• **What is required**:
Your task is to retype, word for word, the lines from the start of the data through the line holding "const toPoints = (xs, ys)". Do not include the pictures.

• **Dataset section**:

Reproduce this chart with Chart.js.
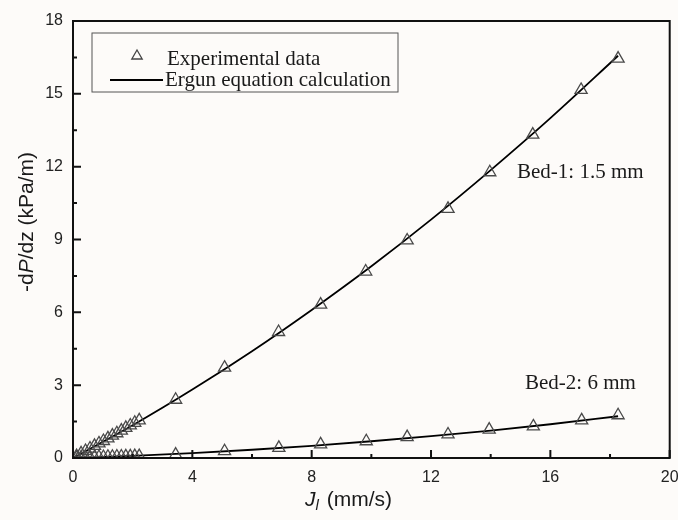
<!DOCTYPE html>
<html>
<head>
<meta charset="utf-8">
<script src="https://cdn.jsdelivr.net/npm/chart.js@4.4.1/dist/chart.umd.min.js"></script>
<style>
  html, body { margin: 0; padding: 0; background: #fdfbf9; }
</style>
</head>
<body>
<canvas id="pressureChart" width="678" height="520"></canvas>
<script>
// Bed-1 (1.5 mm) measured points
const bed1X = [0.12, 0.27, 0.42, 0.57, 0.72, 0.87, 1.02, 1.17, 1.32, 1.47, 1.62, 1.77, 1.92, 2.07, 2.22,
               3.44, 5.08, 6.89, 8.30, 9.81, 11.20, 12.57, 13.97, 15.41, 17.03, 18.27];
const bed1Y = [0.08, 0.19, 0.29, 0.39, 0.50, 0.60, 0.70, 0.81, 0.92, 1.02, 1.13, 1.24, 1.34, 1.45, 1.55,
               2.40, 3.72, 5.19, 6.32, 7.68, 8.96, 10.26, 11.77, 13.32, 15.16, 16.45];

// Bed-2 (6 mm) measured points
const bed2X = [0.12, 0.27, 0.42, 0.57, 0.72, 0.87, 1.02, 1.17, 1.32, 1.47, 1.62, 1.77, 1.92, 2.07, 2.22,
               3.44, 5.08, 6.90, 8.30, 9.83, 11.20, 12.57, 13.95, 15.43, 17.05, 18.27];
const bed2Y = [0.01, 0.02, 0.02, 0.03, 0.03, 0.04, 0.04, 0.05, 0.05, 0.06, 0.06, 0.07, 0.07, 0.08, 0.08,
               0.14, 0.28, 0.42, 0.56, 0.69, 0.86, 0.97, 1.17, 1.30, 1.55, 1.76];

// Ergun equation curves
const ergunX = [0, 2, 4, 6, 8, 10, 12, 14, 16, 18.27];
const ergun1Y = [0, 1.35, 2.82, 4.40, 6.10, 7.90, 9.82, 11.86, 14.00, 16.57];
const ergun2Y = [0, 0.09, 0.20, 0.34, 0.50, 0.69, 0.90, 1.13, 1.39, 1.72];

// axis ticks
const xMajor = [0, 4, 8, 12, 16, 20];
const xMinor = [2, 6, 10, 14, 18];
const yMajor = [0, 3, 6, 9, 12, 15, 18];
const yMinor = [1.5, 4.5, 7.5, 10.5, 13.5, 16.5];

const toPoints = (xs, ys) => xs.map((x, i) => ({ x: x, y: ys[i] }));

const serif = "'Liberation Serif', 'Times New Roman', serif";
const sans = "'Liberation Sans', Arial, sans-serif";

// frame, inward ticks, axis titles, legend and bed labels
const decorations = {
    id: "decorations",
    afterDraw(chart) {
        const { ctx, chartArea: a, scales } = chart;
        ctx.save();
        ctx.strokeStyle = "#111";
        ctx.lineWidth = 2;
        ctx.strokeRect(a.left, a.top, a.right - a.left, a.bottom - a.top);

        ctx.beginPath();
        xMajor.forEach(v => { const p = scales.x.getPixelForValue(v); ctx.moveTo(p, a.bottom); ctx.lineTo(p, a.bottom - 8); });
        xMinor.forEach(v => { const p = scales.x.getPixelForValue(v); ctx.moveTo(p, a.bottom); ctx.lineTo(p, a.bottom - 4); });
        yMajor.forEach(v => { const p = scales.y.getPixelForValue(v); ctx.moveTo(a.left, p); ctx.lineTo(a.left + 8, p); });
        yMinor.forEach(v => { const p = scales.y.getPixelForValue(v); ctx.moveTo(a.left, p); ctx.lineTo(a.left + 4, p); });
        ctx.stroke();

        // y title: -dP/dz (kPa/m)
        ctx.fillStyle = "#1a1a1a";
        ctx.textBaseline = "middle";
        ctx.save();
        ctx.translate(27, 222);
        ctx.rotate(-Math.PI / 2);
        const parts = [["-d", ""], ["P", "italic "], ["/dz (kPa/m)", ""]];
        let total = 0;
        parts.forEach(p => { ctx.font = p[1] + "21px " + sans; total += ctx.measureText(p[0]).width; });
        let cx = -total / 2;
        parts.forEach(p => { ctx.font = p[1] + "21px " + sans; ctx.textAlign = "left"; ctx.fillText(p[0], cx, 0); cx += ctx.measureText(p[0]).width; });
        ctx.restore();

        // x title: J_l (mm/s)
        ctx.textAlign = "left";
        ctx.font = "italic 21px " + sans;
        ctx.fillText("J", 305, 500);
        let jx = 305 + ctx.measureText("J").width;
        ctx.font = "italic 15px " + sans;
        ctx.fillText("l", jx, 506);
        jx += ctx.measureText("l").width + 2;
        ctx.font = "21px " + sans;
        ctx.fillText(" (mm/s)", jx, 500);

        // legend box
        ctx.lineWidth = 1;
        ctx.strokeStyle = "#555";
        ctx.strokeRect(92, 33, 306, 59);
        ctx.strokeStyle = "#444";
        ctx.fillStyle = "rgba(0,0,0,0)";
        ctx.lineWidth = 1.3;
        Chart.helpers.drawPoint(ctx, { pointStyle: "triangle", radius: 6, borderWidth: 1.3 }, 137, 56);
        ctx.lineWidth = 1.8;
        ctx.strokeStyle = "#000";
        ctx.beginPath();
        ctx.moveTo(110, 80);
        ctx.lineTo(163, 80);
        ctx.stroke();
        ctx.font = "21px " + serif;
        ctx.fillStyle = "#1a1a1a";
        ctx.fillText("Experimental data", 167, 59);
        ctx.fillText("Ergun equation calculation", 165, 80);

        // bed labels
        ctx.fillText("Bed-1: 1.5 mm", 517, 172);
        ctx.fillText("Bed-2: 6 mm", 525, 383);
        ctx.restore();
    }
};

const pointStyle = {
    showLine: false,
    pointStyle: "triangle",
    pointRadius: 7,
    pointBorderWidth: 1.3,
    pointBorderColor: "#4a4a4a",
    pointBackgroundColor: "rgba(0,0,0,0)"
};
const lineStyle = {
    showLine: true,
    pointRadius: 0,
    borderColor: "#000",
    borderWidth: 1.8,
    cubicInterpolationMode: "monotone"
};

const ctx = document.getElementById("pressureChart").getContext("2d");
new Chart(ctx, {
    type: "scatter",
    data: {
        datasets: [
            Object.assign({ label: "Bed-1 experimental", data: toPoints(bed1X, bed1Y) }, pointStyle),
            Object.assign({ label: "Bed-2 experimental", data: toPoints(bed2X, bed2Y) }, pointStyle),
            Object.assign({ label: "Bed-1 Ergun", data: toPoints(ergunX, ergun1Y) }, lineStyle),
            Object.assign({ label: "Bed-2 Ergun", data: toPoints(ergunX, ergun2Y) }, lineStyle)
        ]
    },
    options: {
        responsive: false,
        animation: false,
        layout: { padding: { left: 0, right: 7, top: 21, bottom: 0 } },
        plugins: { legend: { display: false }, tooltip: { enabled: false } },
        scales: {
            x: {
                type: "linear", min: 0, max: 20,
                grid: { display: false, drawTicks: false },
                border: { display: false },
                ticks: { stepSize: 4, padding: 10, color: "#222", maxRotation: 0, font: { family: sans, size: 16 } },
                afterFit: s => { s.height = 62; s.paddingLeft = 0; s.paddingRight = 0; }
            },
            y: {
                min: 0, max: 18,
                grid: { display: false, drawTicks: false },
                border: { display: false },
                ticks: { stepSize: 3, padding: 10, color: "#222", font: { family: sans, size: 16 } },
                afterFit: s => { s.width = 73; s.paddingTop = 0; s.paddingBottom = 0; }
            }
        }
    },
    plugins: [decorations]
});
</script>
</body>
</html>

• **Expected output**:
Reproduce this chart with Chart.js.
<!DOCTYPE html>
<html>
<head>
<meta charset="utf-8">
<script src="https://cdn.jsdelivr.net/npm/chart.js@4.4.1/dist/chart.umd.min.js"></script>
<style>
  html, body { margin: 0; padding: 0; background: #fdfbf9; }
</style>
</head>
<body>
<canvas id="pressureChart" width="678" height="520"></canvas>
<script>
// Bed-1 (1.5 mm) measured points
const bed1X = [0.12, 0.27, 0.42, 0.57, 0.72, 0.87, 1.02, 1.17, 1.32, 1.47, 1.62, 1.77, 1.92, 2.07, 2.22,
               3.44, 5.08, 6.89, 8.30, 9.81, 11.20, 12.57, 13.97, 15.41, 17.03, 18.27];
const bed1Y = [0.08, 0.19, 0.29, 0.39, 0.50, 0.60, 0.70, 0.81, 0.92, 1.02, 1.13, 1.24, 1.34, 1.45, 1.55,
               2.40, 3.72, 5.19, 6.32, 7.68, 8.96, 10.26, 11.77, 13.32, 15.16, 16.45];

// Bed-2 (6 mm) measured points
const bed2X = [0.12, 0.27, 0.42, 0.57, 0.72, 0.87, 1.02, 1.17, 1.32, 1.47, 1.62, 1.77, 1.92, 2.07, 2.22,
               3.44, 5.08, 6.90, 8.30, 9.83, 11.20, 12.57, 13.95, 15.43, 17.05, 18.27];
const bed2Y = [0.01, 0.02, 0.02, 0.03, 0.03, 0.04, 0.04, 0.05, 0.05, 0.06, 0.06, 0.07, 0.07, 0.08, 0.08,
               0.14, 0.28, 0.42, 0.56, 0.69, 0.86, 0.97, 1.17, 1.30, 1.55, 1.76];

// Ergun equation curves
const ergunX = [0, 2, 4, 6, 8, 10, 12, 14, 16, 18.27];
const ergun1Y = [0, 1.35, 2.82, 4.40, 6.10, 7.90, 9.82, 11.86, 14.00, 16.57];
const ergun2Y = [0, 0.09, 0.20, 0.34, 0.50, 0.69, 0.90, 1.13, 1.39, 1.72];

// axis ticks
const xMajor = [0, 4, 8, 12, 16, 20];
const xMinor = [2, 6, 10, 14, 18];
const yMajor = [0, 3, 6, 9, 12, 15, 18];
const yMinor = [1.5, 4.5, 7.5, 10.5, 13.5, 16.5];

const toPoints = (xs, ys) => xs.map((x, i) => ({ x: x, y: ys[i] }));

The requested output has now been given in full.